Fairfield Township residents Nancy Hovey, James Raad, and Marie Wirostek each addressed the board at the beginning of Wednesday’s meeting. All three are in favor of a moratorium, though Wirostek is the only one of the three who said she would be more open to accepting the project if the county amends its ordinances to mitigate any potentially negative health and safety effects. All three stressed the need for the commissioners to do more research before making a decision on allowing the project to proceed.
“I’m really urging the county to stop and consider this before rushing into a decision; put it on hold,” Wirostek said. “Talk to other counties that have done this. These are 600-foot turbines you’re talking about. We sit in our kitchen and we can see Alma’s turbines 36 miles away. And those are only 300 feet tall. I hope that you consider all the residents this would affect.”
James Raad has already taken the step of researching the effects of turbines in other Michigan counties, having recently taken a trip to Gratiot County to see firsthand how the energy-producing apparatuses are impacting the area. In addition to gauging the noise of the turbines from different distances, Raad also spoke to residents who lived near turbines in Gratiot County. He related a story about a woman who lives with her blinds closed due to the strobing light of a nearby turbine. He also spoke about a family that rarely uses its outdoor space anymore due to the light and noise emitted from the turbines.
“I’m not that concerned with the dollars we’re going to make off of this. In the long run, I don’t think that’s going to make or break anybody. I’m dead-set against this, so I would like you too consider putting a moratorium on it so more people can educate themselves before moving forward,” Raad said at the conclusions of his comments.
The commissioners, as previously noted, all voted to move the process to establish a moratorium forward, though Commissioner Hartmann Aue stressed that there is no need to rush a decision on the issue.
“This is very early in the process.

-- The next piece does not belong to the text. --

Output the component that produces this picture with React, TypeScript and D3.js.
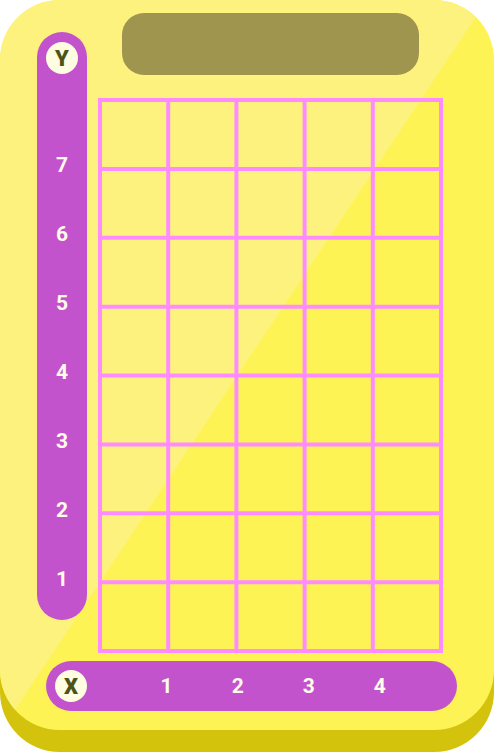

They still haven’t even applied yet. Nothing is going to be done irrationally, but we do need to do more research. I know we’ve all continued to do research, but there are a lot issues to look into. Even when they do apply, it’s going to take six months to a year to review the application, but I have no problem moving this forward,” said Aue.
Commissioner Les Schneider followed Aue’s comments by stating that the board needs to “pass a moratorium, effective immediately, for a time period of at least a year.” He wants the county to have a moratorium in place before Apex applies for a Special Use permit, which he believes would lessen the likelihood of litigation. Aue added that, though he believes some zoning ordinances may need to be changed, he does not think a moratorium is immediately necessary.